Only the Huge Die Young

Bruce Snowden recently passed away at the age of 63, marking the end of the Fat Man Sideshow attraction. Billed as "Howard Huge" (*giggle*), Snowden had been fatting it up since 1977 until his death on November 9, 2009, the news of which was only recently released.

Since I seem to have a knack for always being at the right place at the right time, after reading the news, I realized that I’d been fortunate enough to have scored an interview with Howard Huge a mere week before his not-so-surprising passing.

Ambz the Ripper: “So, "Mr. Huge, I see that you're um...fat. Like really fat. Are those floorboards going to hold throughout this interview or should I reinforce them with titanium steel beams?"

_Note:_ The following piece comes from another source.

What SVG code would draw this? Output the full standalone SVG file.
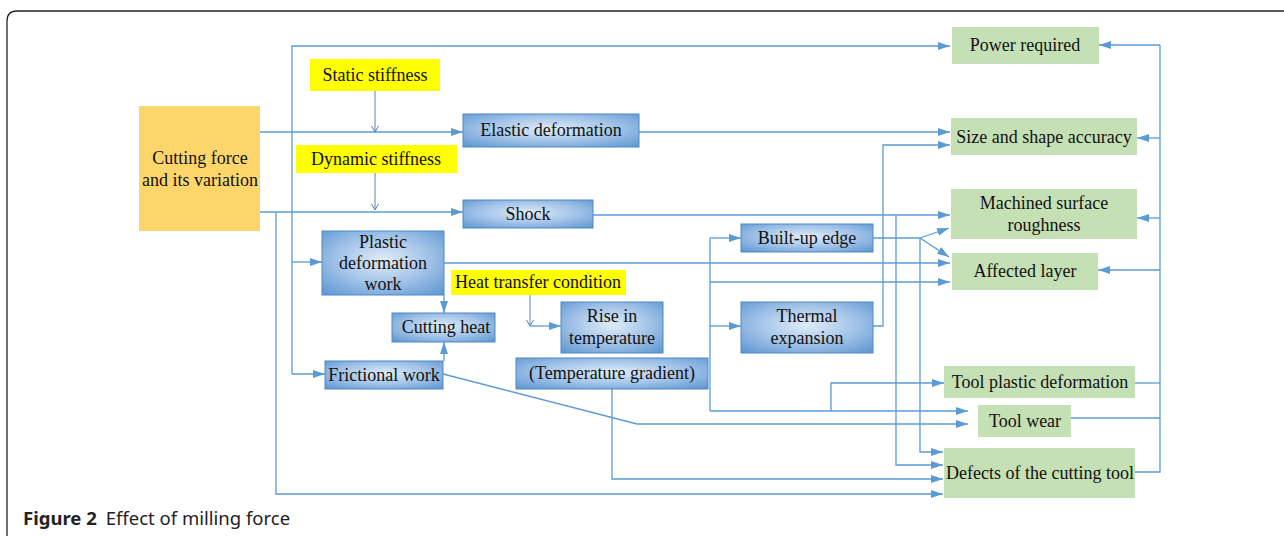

Howard Huge: “ME WAAANT COOOOOKIE!”

Ambz the Ripper: “Oh. Oh my. Well, I would just like to ask you a few questions before you run out of breath. What I really want to know is what makes you so GD special and unique since there are like a billionty obese people in America these days? I mean, these days all one has to do in order to gawk at an obese person is go down to the local all-you-can-eat buffet or any Wal-Mart. I know, because I do this often."

Howard Huge: “YOU LOOK LIKE BEANPOLE. ME WANT TO EAT BEANPOLE!”

Ambz the Ripper: “Look, Huge Howard. If you don't stop looking at me as though I am a piece of lean, premium tenderloin I'm going to have to cut this interview short because, frankly, I would like to walk out of here without gnaw marks on my calves."

Howard Huge: “YOU SAID TENDERLOIN! I WANT TO...”

Ambz the Ripper: “Yeah, yeah, yeah. YOU WANT TO EAT! This interview is over.”

Defeated, I rose from my chair, thanked Howard Huge's hoser-offers, and turned to walk away.

Howard Huge: “I SEE RUMP ROAST! I WANT TO EAT RUMP ROAST!”

This USDA-approved premium cut ran from Howard Huge's fat barn flailing my arms and screaming like a little bitch. At least I knew he’d never be able to catch me.